Jason Throne, 53, said in court papers filed in November that he would repay the $5,068,589 he owes to Hunter Douglas by selling a waterfront property he owns on Rockport Harbor in Maine, and another luxury home on a 140-acre spread in Steamboat Springs, Colorado, the Denver Post reports.

He could not be reached Monday, and a lawyer for Hunter Douglas did not respond to a request for comment, the newspaper says.

Earlier Denver Post and Penobscot Bay Pilot stories provide more details.

Hunter Douglas accused Throne of creating a Colorado company “for the sole purpose of falsely billing HDI for patent search services that were on information and belief never performed.
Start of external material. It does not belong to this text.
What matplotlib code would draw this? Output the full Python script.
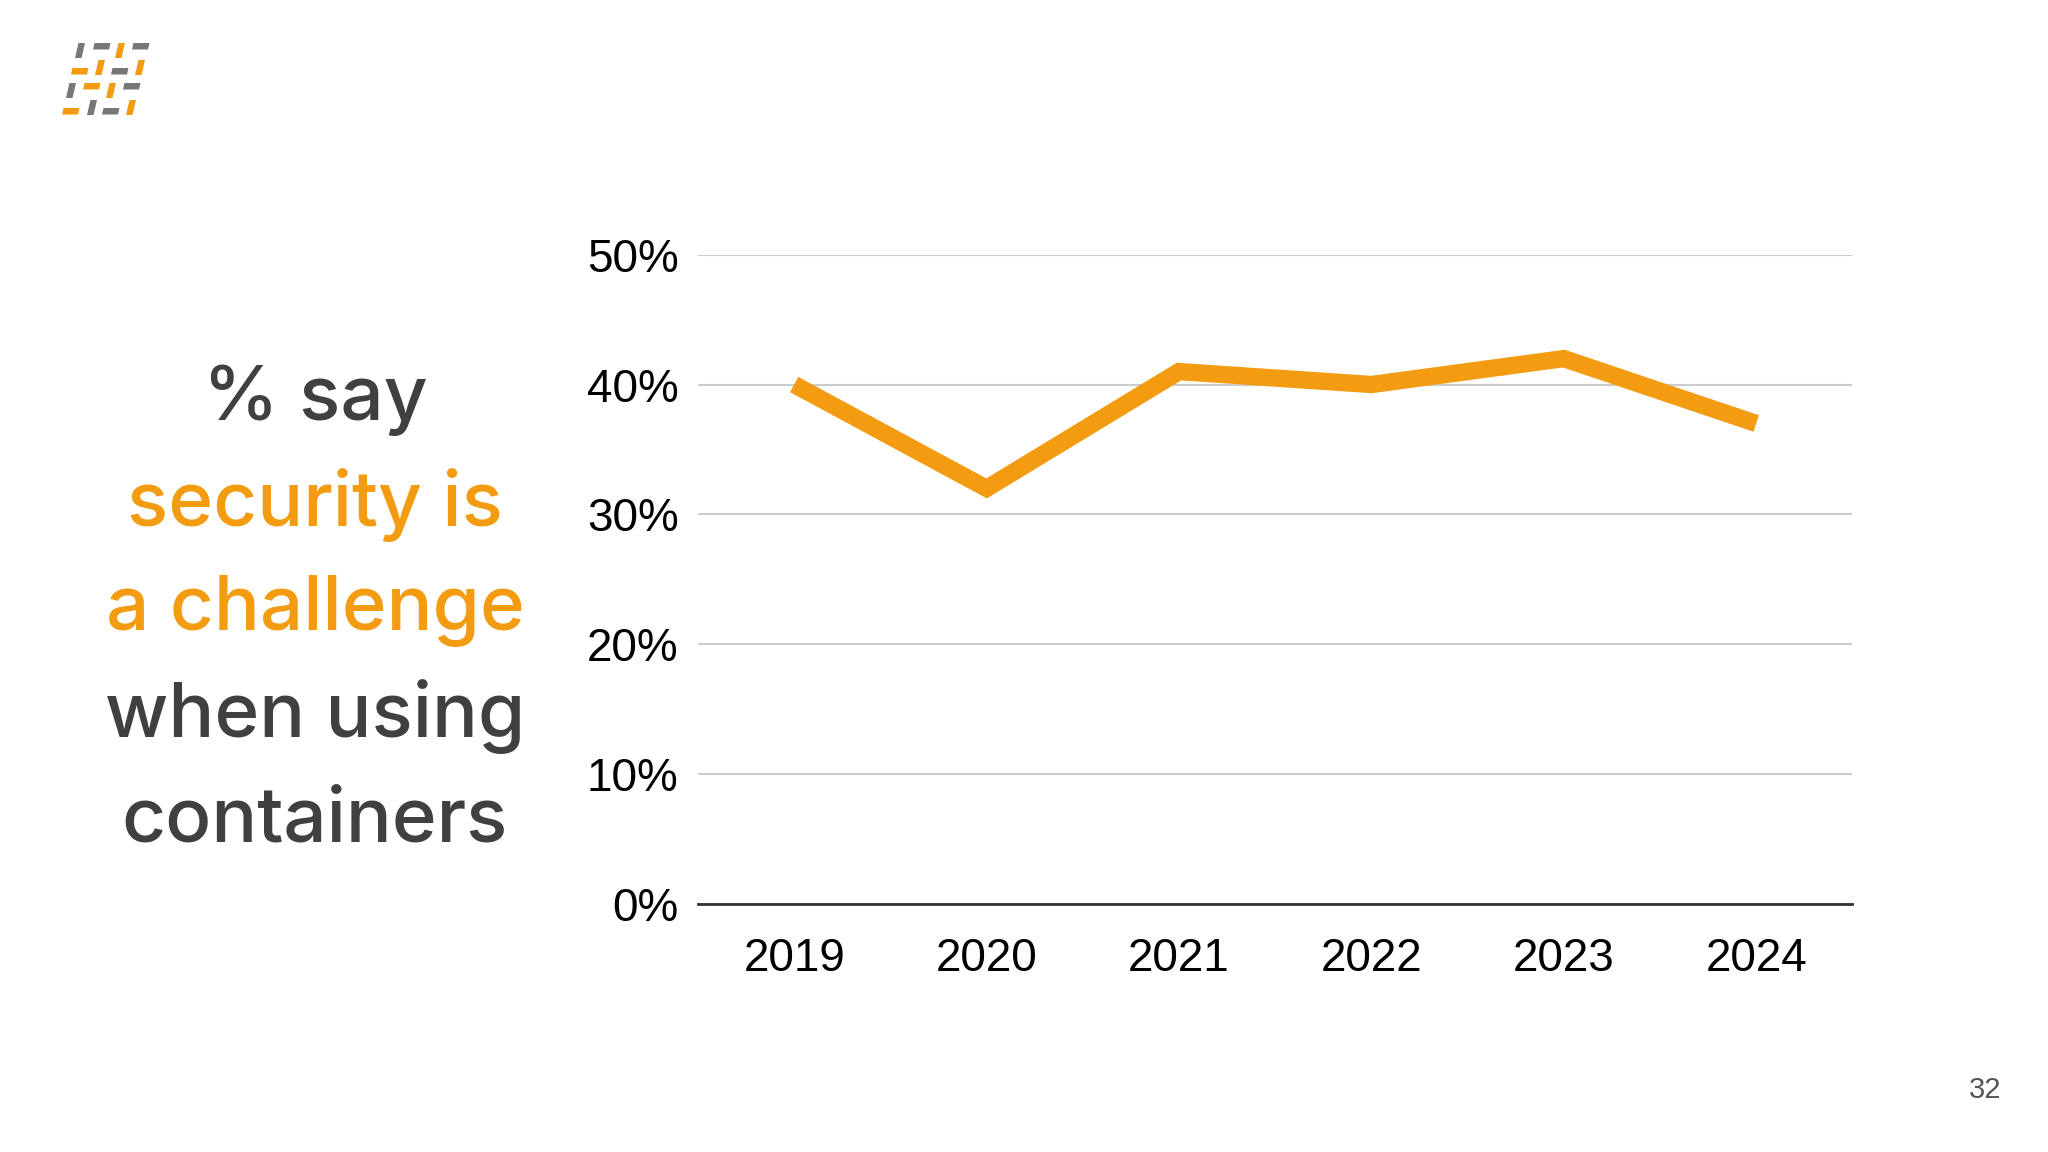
import matplotlib.pyplot as plt
from matplotlib.patches import Polygon

years = ['2019', '2020', '2021', '2022', '2023', '2024']
share = [40, 32, 41, 40, 42, 37]
yticks = [0, 10, 20, 30, 40, 50]

headline = [('% say', '#404040'), ('security is', '#F39C12'),
            ('a challenge', '#F39C12'), ('when using', '#404040'),
            ('containers', '#404040')]
page_no = '32'

ORANGE = '#F39C12'
GRAY = '#777777'

fig = plt.figure(figsize=(20.48, 11.52), dpi=100)

# background layer in pixel coords for logo + text
bg = fig.add_axes([0, 0, 1, 1])
bg.set_xlim(0, 2048)
bg.set_ylim(1152, 0)
bg.axis('off')

# logo: slanted dashes (x, y top-left, kind, colour)
logo = [(75, 43, 'v', GRAY), (93, 43, 'h', GRAY), (115, 43, 'v', ORANGE), (132, 43, 'h', GRAY),
        (71, 68, 'h', ORANGE), (95, 60, 'v', ORANGE), (111, 68, 'h', GRAY), (135, 60, 'v', ORANGE),
        (66, 83, 'v', GRAY), (83, 83, 'h', ORANGE), (106, 83, 'v', ORANGE), (123, 83, 'h', GRAY),
        (62, 108, 'h', ORANGE), (87, 100, 'v', GRAY), (102, 108, 'h', GRAY), (126, 100, 'v', ORANGE)]
for x, y, kind, c in logo:
    if kind == 'h':
        w, h, s = 16, 6.5, 1.5
    else:
        w, h, s = 6.5, 15, 3.5
    pts = [(x + s, y), (x + s + w, y), (x + w, y + h), (x, y + h)]
    bg.add_patch(Polygon(pts, closed=True, color=c, lw=0))

# headline text on the left
for i, (txt, col) in enumerate(headline):
    bg.text(315, 400 + i * 105.5, txt, color=col, fontsize=55, family='Inter',
            fontweight='medium', ha='center', va='center')

bg.text(1985, 1090, page_no, color='#555555', fontsize=21, family='Liberation Sans',
        ha='center', va='center')

# chart
ax = fig.add_axes([0.3408, 0.2154, 0.5637, 0.5635])
x = range(len(years))
ax.plot(x, share, color=ORANGE, lw=12.5, solid_capstyle='butt', solid_joinstyle='miter')
ax.set_xlim(-0.5, len(years) - 0.5)
ax.set_ylim(0, 50)
ax.set_yticks(yticks)
ax.set_yticklabels([f'{v}%' for v in yticks])
ax.set_xticks(list(x))
ax.set_xticklabels(years)
ax.grid(axis='y', color='#cccccc', lw=1.5)
ax.set_axisbelow(True)
for side in ['top', 'right', 'left']:
    ax.spines[side].set_visible(False)
ax.spines['bottom'].set_color('#333333')
ax.spines['bottom'].set_linewidth(2)
ax.tick_params(length=0, labelsize=33, colors='black')
ax.tick_params(axis='y', pad=14)
ax.tick_params(axis='x', pad=24)
for lab in ax.get_xticklabels() + ax.get_yticklabels():
    lab.set_family('Liberation Sans')

fig.savefig('out.png', dpi=100, facecolor='white')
Between the years 2000 and 2014,” Jason Throne and another individual “used PSG to submit false and fraudulent invoices to HDI on a monthly basis,” filed court documents.say

Hunter Douglas alleged that Jason Throne had his own company submit bills directly to him. Throne then approved them and routed them to Hunter Douglas for payment, circumventing a computerized auditing system, the suit says. When checks from Hunter Douglas arrived at a Boulder post office box for his company, Throne or his wife allegedly went to Colorado to pick them up and deposit them in a bank in that state.

As part of his work for Hunter Douglas, Throne had the authority to retain outside counsel to perform work and supervised a company attorney or paralegal. In court filings, Hunter Douglas says its employees are prohibited from performing outside work or becoming involved in a situation that creates a conflict of interest. Throne allegedly agreed to the conflict policy and certified that he was not employed elsewhere.

The suit says the scheme came to light when a patent engineer at Hunter Douglas questioned why so much money was being spent on a company she’d never heard of, the Post reports.

Throne had been with Hunter Douglas for more than 20 years.